Michael Howard writes about what history suggests with regard to the present and the future—perhaps a reflection of time spent in combat in Italy against the Germans, where he earned a Military Cross. In the 1950s Howard headed the Department of War Studies at King’s College, London. He later cofounded the International Institute for Strategic Studies.

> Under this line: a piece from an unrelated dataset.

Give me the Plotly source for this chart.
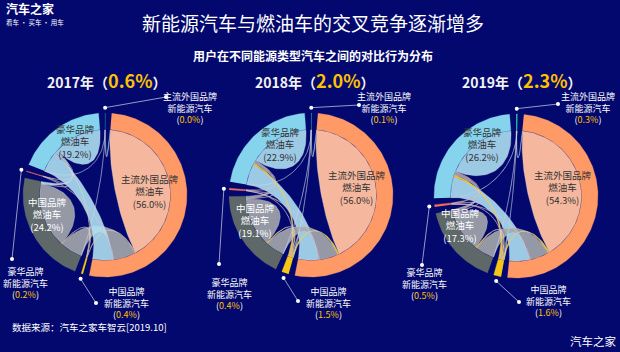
import numpy as np
import plotly.graph_objects as go

# ---------------- data ----------------
label_lines = [["主流外国品牌", "新能源汽车"], ["主流外国品牌", "燃油车"],
               ["中国品牌", "新能源汽车"], ["中国品牌", "燃油车"],
               ["豪华品牌", "新能源汽车"], ["豪华品牌", "燃油车"]]
years = ["2017年", "2018年", "2019年"]
cross_share = ["0.6%", "2.0%", "2.3%"]

shares_2017 = [0.0, 56.0, 0.4, 24.2, 0.2, 19.2]
shares_2018 = [0.1, 56.0, 1.5, 19.1, 0.4, 22.9]
shares_2019 = [0.3, 54.3, 1.6, 17.3, 0.5, 26.2]

# cross-comparison flows between groups (i, j, share %) – estimated
flows_2017 = [(0, 1, 0.02), (0, 3, 0.01), (0, 5, 0.02), (1, 2, 0.15), (1, 3, 6.0),
              (1, 4, 0.08), (1, 5, 5.5), (2, 3, 0.15), (2, 5, 0.10), (3, 4, 0.04),
              (3, 5, 0.6), (4, 5, 0.08)]
flows_2018 = [(0, 1, 0.04), (0, 2, 0.02), (0, 3, 0.02), (0, 5, 0.02), (1, 2, 0.5),
              (1, 3, 5.0), (1, 4, 0.1), (1, 5, 5.5), (2, 3, 0.3), (2, 4, 0.05),
              (2, 5, 0.5), (3, 4, 0.1), (3, 5, 0.7), (4, 5, 0.15)]
flows_2019 = [(0, 1, 0.15), (0, 2, 0.03), (0, 3, 0.04), (0, 5, 0.08), (1, 2, 0.5),
              (1, 3, 5.0), (1, 4, 0.1), (1, 5, 5.5), (2, 3, 0.35), (2, 4, 0.07),
              (2, 5, 0.6), (3, 4, 0.1), (3, 5, 0.8), (4, 5, 0.23)]

all_shares = [shares_2017, shares_2018, shares_2019]
all_flows = [flows_2017, flows_2018, flows_2019]

# ---------------- style / layout ----------------
W, H = 620, 352
BG = "#02086E"
GOLD = "#FFC000"
FONT = "Noto Sans CJK SC"
group_colors = ["#1FB5A8", "#FF9966", "#F5C518", "#5E6868", "#F26B5B", "#86D3EE"]
ribbon_colors = ["rgba(90,205,195,0.9)", "rgba(255,192,160,0.96)", "rgba(245,197,24,0.95)",
                 "rgba(165,170,172,0.9)", "rgba(242,107,91,0.95)", "rgba(178,228,245,0.88)"]
OUTLINE = "rgba(215,215,235,0.55)"
CENTERS = [(105, 195), (311, 195), (516, 196)]
RPX = 82
INNER = 0.80
RIB = 0.795
PAD = np.deg2rad(4.5)
CTRL = 0.45
XR, YR = 1.25, 1.45

inner_label_pos = [{1: (150, 191), 5: (75, 142), 3: (47, 214)},
                   {1: (357, 187), 5: (280, 145), 3: (255, 220)},
                   {1: (563, 187), 5: (482, 145), 3: (460, 225)}]
inner_label_color = {1: "#333333", 5: "#333333", 3: "#FFFFFF"}
outer_dot_pos = [{0: (166, 97), 4: (12, 259), 2: (96, 303)},
                 {0: (359, 105), 4: (219, 264), 2: (298, 301)},
                 {0: (558, 104), 4: (422, 265), 2: (519, 302)}]
outer_label_pos = [{0: (190, 108), 4: (25, 283), 2: (126, 303)},
                   {0: (384, 108), 4: (229, 294), 2: (328, 303)},
                   {0: (588, 108), 4: (425, 284), 2: (548, 301)}]
year_pos = [(106, 80), (314, 80), (521, 80)]


def pt(th, r):
    return np.array([r * np.sin(th), r * np.cos(th)])


def arc(t0, t1, r):
    n = max(2, int(abs(t1 - t0) / 0.02) + 2)
    th = np.linspace(t0, t1, n)
    return np.column_stack([r * np.sin(th), r * np.cos(th)])


def bez(p0, p3):
    c1, c2 = CTRL * p0, CTRL * p3
    t = np.linspace(0, 1, 40)[:, None]
    return (1 - t) ** 3 * p0 + 3 * (1 - t) ** 2 * t * c1 + 3 * (1 - t) * t ** 2 * c2 + t ** 3 * p3


fig = go.Figure()
annotations = []


def paper(px, py):
    return px / W, 1 - py / H


for k in range(3):
    shares = all_shares[k]
    flows = all_flows[k]
    n = len(shares)
    M = np.zeros((n, n))
    for i, j, v in flows:
        M[i, j] = v
        M[j, i] = v
    for i in range(n):
        M[i, i] = max(shares[i] - (M[i].sum() - M[i, i]), 0)
    sizes = M.sum(axis=1)
    kf = (2 * np.pi - n * PAD) / sizes.sum()

    # chord layout (d3 style ordering)
    sub = {}
    g_ang = []
    a = 0.0
    for i in range(n):
        g0 = a
        for j in range(n):
            sub[(i, j)] = (a, a + M[i, j] * kf)
            a += M[i, j] * kf
        g_ang.append((g0, a))
        a += PAD

    xa = "x" if k == 0 else f"x{k + 1}"
    ya = "y" if k == 0 else f"y{k + 1}"

    # ribbons: biggest first
    chords = [(i, j, M[i, j]) for i in range(n) for j in range(i, n) if M[i, j] > 0]
    chords.sort(key=lambda c: -c[2])
    for i, j, v in chords:
        s0, s1 = sub[(i, j)]
        if i == j:
            pts = np.vstack([arc(s0, s1, RIB), bez(pt(s1, RIB), pt(s0, RIB))])
        else:
            t0, t1 = sub[(j, i)]
            pts = np.vstack([arc(s0, s1, RIB), bez(pt(s1, RIB), pt(t0, RIB)),
                             arc(t0, t1, RIB), bez(pt(t1, RIB), pt(s0, RIB))])
        cidx = i if shares[i] < shares[j] else j
        if i == j:
            cidx = i
        fig.add_trace(go.Scatter(x=pts[:, 0], y=pts[:, 1], mode="lines", fill="toself",
                                 fillcolor=ribbon_colors[cidx],
                                 line=dict(color=OUTLINE, width=0.6),
                                 hoverinfo="skip", showlegend=False, xaxis=xa, yaxis=ya))

    # group arcs
    for i in range(n):
        g0, g1 = g_ang[i]
        pts = np.vstack([arc(g0, g1, 1.0), arc(g1, g0, INNER)])
        fig.add_trace(go.Scatter(x=pts[:, 0], y=pts[:, 1], mode="lines", fill="toself",
                                 fillcolor=group_colors[i],
                                 line=dict(color=group_colors[i], width=0.3),
                                 hoverinfo="skip", showlegend=False, xaxis=xa, yaxis=ya))

    cx, cy = CENTERS[k]
    # leader lines for small groups
    for i, (px, py) in outer_dot_pos[k].items():
        g0, g1 = g_ang[i]
        p1 = pt((g0 + g1) / 2, 1.065)
        p2 = np.array([(px - cx) / RPX, -(py - cy) / RPX])
        fig.add_trace(go.Scatter(x=[p1[0], p2[0]], y=[p1[1], p2[1]], mode="lines+markers",
                                 line=dict(color="rgba(220,222,235,0.85)", width=0.8),
                                 marker=dict(size=4, color="#FFFFFF"),
                                 hoverinfo="skip", showlegend=False, xaxis=xa, yaxis=ya))
        lx, ly = outer_label_pos[k][i]
        txt = (f"{label_lines[i][0]}<br>{label_lines[i][1]}<br>"
               f"(<span style='color:{GOLD}'>{shares[i]:.1f}%</span>)")
        x_, y_ = paper(lx, ly)
        annotations.append(dict(x=x_, y=y_, xref="paper", yref="paper", text=txt,
                                showarrow=False, xanchor="center", yanchor="middle",
                                font=dict(family=FONT, size=9, color="#FFFFFF")))

    for i, (lx, ly) in inner_label_pos[k].items():
        txt = f"{label_lines[i][0]}<br>{label_lines[i][1]}<br>({shares[i]:.1f}%)"
        x_, y_ = paper(lx, ly)
        annotations.append(dict(x=x_, y=y_, xref="paper", yref="paper", text=txt,
                                showarrow=False, xanchor="center", yanchor="middle",
                                font=dict(family=FONT, size=9.5, color=inner_label_color[i])))

    yx, yy = year_pos[k]
    x_, y_ = paper(yx, yy)
    annotations.append(dict(x=x_, y=y_, xref="paper", yref="paper",
                            text=(f"<b>{years[k]}（<span style='color:{GOLD};font-size:18px'>"
                                  f"{cross_share[k]}</span>）</b>"),
                            showarrow=False, xanchor="center", yanchor="middle",
                            font=dict(family=FONT, size=14, color="#F2F2F2")))

    # axes
    xd = [(cx - XR * RPX) / W, (cx + XR * RPX) / W]
    yd = [(H - cy - YR * RPX) / H, (H - cy + YR * RPX) / H]
    axkey = "xaxis" if k == 0 else f"xaxis{k + 1}"
    aykey = "yaxis" if k == 0 else f"yaxis{k + 1}"
    fig.layout[axkey] = dict(domain=xd, range=[-XR, XR], visible=False, fixedrange=True,
                             anchor=ya)
    fig.layout[aykey] = dict(domain=yd, range=[-YR, YR], visible=False, fixedrange=True,
                             anchor=xa)


# titles and decorations
def add_text(px, py, text, size, color="#FFFFFF", xanchor="center", family=FONT):
    x_, y_ = paper(px, py)
    annotations.append(dict(x=x_, y=y_, xref="paper", yref="paper", text=text,
                            showarrow=False, xanchor=xanchor, yanchor="middle",
                            font=dict(family=family, size=size, color=color)))


add_text(313, 22, "新能源汽车与燃油车的交叉竞争逐渐增多", 19)
add_text(313, 55, "<b>用户在不同能源类型汽车之间的对比行为分布</b>", 12)
add_text(4, 9, "<b>汽车之家</b>", 12, xanchor="left")
add_text(4, 22, "看车 · 买车 · 用车", 6.5, xanchor="left")
add_text(10, 327, "数据来源：汽车之家车智云[2019.10]", 9.5, xanchor="left")
add_text(619, 341, "汽车之家", 11.5, xanchor="right")

fig.update_layout(width=W, height=H, margin=dict(l=0, r=0, t=0, b=0),
                  paper_bgcolor=BG, plot_bgcolor=BG, showlegend=False,
                  annotations=annotations)
fig.write_html("out.html")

This collection of Howard’s lectures, delivered between 1992 and 2003, will probably be his last book. In it he examines the larger framework of the 20th century, the German wars, the Cold War, Europe after the Cold War, and the War on Terrorism. Howard’s wry sense of humor is apparent in his essay on the Cold War, as he recalls an incident in Italy:
The first snapshot is of a young officer…in January 1945, lecturing his platoon with a large map of Europe provided weekly by the information service to show the progress in the war. The map showed deadlock on our own front and in France, but huge arrows indicated the continuing advances of the Red Army…. We all cheered when we saw those arrows. First, they meant that there would be less fighting for us to do, with a consequently increased prospect of our personal survival; a prospect that at times had seemed unpleasantly remote. Secondly, it meant that the Russians would take a larger slice of Germany off our hands.
In the introduction Howard calls the past century “a record of vast, of terrifying mistakes, which I hope we know better than to repeat. We have to use the knowledge that we have to deal with the problems which that knowledge has itself created, accepting that every solution will only create further problems. We must steer between the Scylla and Charybdis that caused so many catastrophes during the past century—hubris and despair.”
Not all of his comments regarding the aftermath of 9/11 will be music to American ears, particularly where he criticizes the Bush administration for categorizing its efforts against Osama bin Laden as a war:
It is quite astonishing how little we [understand] the huge crisis that has faced that vast and populous section of the world stretching from the Maghreb through the Middle East and central Asia into South and Southeast Asia and beyond to the Philippines: overpopulated, underdeveloped, being dragged headlong by the West into the postmodern world before they have come to terms with modernity. This is [a] confrontation between a theistic, land-based and traditional culture, in places little different from the Europe of the Middle Ages, and the secular material values of the Enlightenment.